Let's delete the five (5). Then we need to to grab a value to replace the five, and it only makes sense to take the largest child from the left. In this case it would be the four (4). The four is still smaller than the rest of the right children, and bigger than the left children. Then we would get the following:

8
6
4
3
2
1

Code

This code was taken from class, so credit to whoever wrote it! It is shown here to give more context to what was done above.

def delete(node, data):
    ''' (BTNode, data) -> BTNode

    Delete, if it exists, node with data and return resulting tree.

    >>> b = BTNode(8)
    >>> b = insert(b, 4)
    >>> b = insert(b, 2)
    >>> b = insert(b, 6)
    >>> b = insert(b, 12)
    >>> b = insert(b, 14)
    >>> b = insert(b, 10)
    >>> b = delete(b, 12)
    >>> print(b)
            14
        10
    8
            6
        4
            2
    <BLANKLINE>
    '''
    return_node = node
    if not node: # Step 1 from the algorithm
        pass
    elif data < node.data: # Step 2 from the algorithm
        node.left = delete(node.left, data)
    elif data > node.data: # Step 3 from the algorithm
        node.right = delete(node.right, data)
    elif not node.left: # Step 4 from the algorithm
        return_node = node.right
    elif not node.right: # Step 4, again, from the algorithm
        return_node = node.left
    else: # Step 5 from the algorithm
        node.data = _find_max(node.left).data
        node.left = delete(node.left, node.data)
    return return_node

There is a helper function that traverses the right children for the highest value. It is used on the function above so that the highest value from the left child branch is brought and used as the new data of the node, and everything is brought down the left children. After all, the highest value from the left child will be found on the left child's right branch.

def _find_max(node):
    ''' (BSTNode) -> BSTNode
    
    Return maximal node in the BST rooted at node.
    Assume node is not None.
    
    >>> b = BTNode(8)
    >>> b = insert(b, 4)
    >>> b = insert(b, 2)
    >>> b = insert(b, 6)
    >>> b = insert(b, 12)
    >>> b = insert(b, 14)
    >>> b = insert(b, 10)
    >>> _find_max(b).data
    14
    >>> _find_max(b.left).data
    6
    '''
    return _find_max(node.right) if node.right else node

The Challenge
I wish I could say this could is easy to understand. Once you analyze it, it makes sense how it works and what it does. Regardless, there is a difference between knowing what to do and knowing how it needs to be done. The algorithm is not that intuitive, and requires close attention to notice exactly why things happen, and then how.

Friday 3 April 2015

Easy Recursion: One Function, One Helper, One Global Variable

Just like Andrew said in his SLOG, when working on recursive code, it is often the case that simple instructions will not solve a problem. But what if I were to tell you that there is a simple way to achieve recursion? You would probably tell me I am lying, or otherwise say that I have probably broken Python (just like Dima told me when I mentioned I found a way). So what is the solution I found? It can be broken down into these elements:

One Global Variable: Holds the information gathered by recursive code
One Helper Function: Uses recursion to gather information into the global variable
One Function: Clears the global variable, executes the helper function, and returns the global variable

Of course I would be penalized for efficiency, but bear in mind that this is an easy solution to what can seem a murky task to many. It uses recursion, yes, and it solves a problem, yes. Later on when you have more experience programming you can ditch this, but as a temporary solution, it should work great.
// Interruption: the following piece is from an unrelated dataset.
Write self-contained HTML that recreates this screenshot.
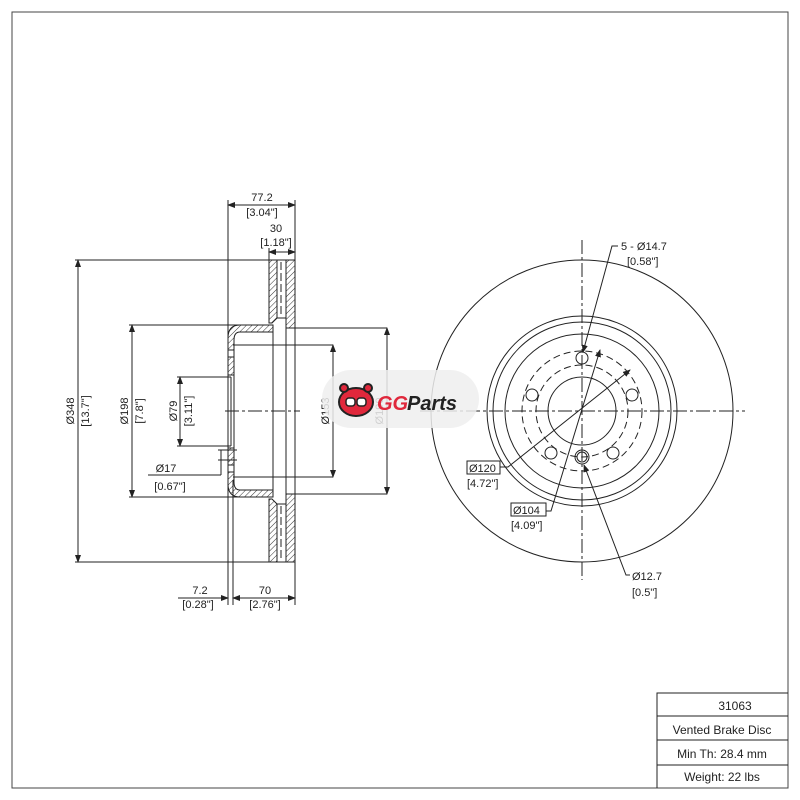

Let's put things into perspective. This is what we have seen in class:

def list_all(t):
    ''' (Tree) -> list

    Return list of values in t.

    >>> t = Tree(0)
    >>> list_all(t)
    [0]
    >>> t = descendents_from_list(Tree(0), [1, 2, 3, 4, 5, 6, 7], 3)
    >>> L = list_all(t)
    >>> L.sort()
    >>> L
    [0, 1, 2, 3, 4, 5, 6, 7]
    '''
    # implicit base case when len(t.children) == 0
    return [t.value] + gather_lists([list_all(c) for c in t.children])

(Credit to whoever did this code from Lab 05 solution)

This code is elegant, short, beautiful. It uses a helper function gather_lists(), which concatenates all sublists, and that is about it. The return line is only one line long. Now this will look like a travesty: I will do exactly the same, but using the method described before.

# Global variable here will hold all the info gathered
_all_elements = []

def list_all(t):
    ''' (Tree) -> list

    Return list of values in t.

    >>> t = Tree(0)
    >>> list_all(t)
    [0]
    >>> t = descendents_from_list(Tree(0), [1, 2, 3, 4, 5, 6, 7], 3)
    >>> L = list_all(t)
    >>> L.sort()
    >>> L
    [0, 1, 2, 3, 4, 5, 6, 7]
    '''

    # Clear the global variable first
    _all_elements.clear()

    # Call helper function
    _get_elements(t)
    
    # Return global variable
    return(_all_elements)
    
def _get_elements(t):
    ''' (Tree) -> None
    
    Gather all objects from the tree rooted at t in the global
    variable _get_elements
    '''
    
    # Append value to global variable
    _all_elements.append(t.value)
    
    # If there are children...
    if len(t.children) != 0:
        # Recursively work with the children
        for x in t.children:
            _get_elements(x)

So it does the same, but it is easier to understand, and easier to construct. It is also longer, less elegant, and probably not very efficient. It might be vulnerable to outside interference since it relies on using a global variables as a temporary vehicle.

Challenges

Recursion can be very challenging, but having a way to split the steps to visualize it better, while achieving results, can be encouraging. I encourage everyone to apply this method when unsure about what to do.

The challenge, hence, is how to get from this method to the more elegant, efficient one. And also the question on whether it consumes much more computation power than the elegant method. Perhaps it is not way better, but only slightly better.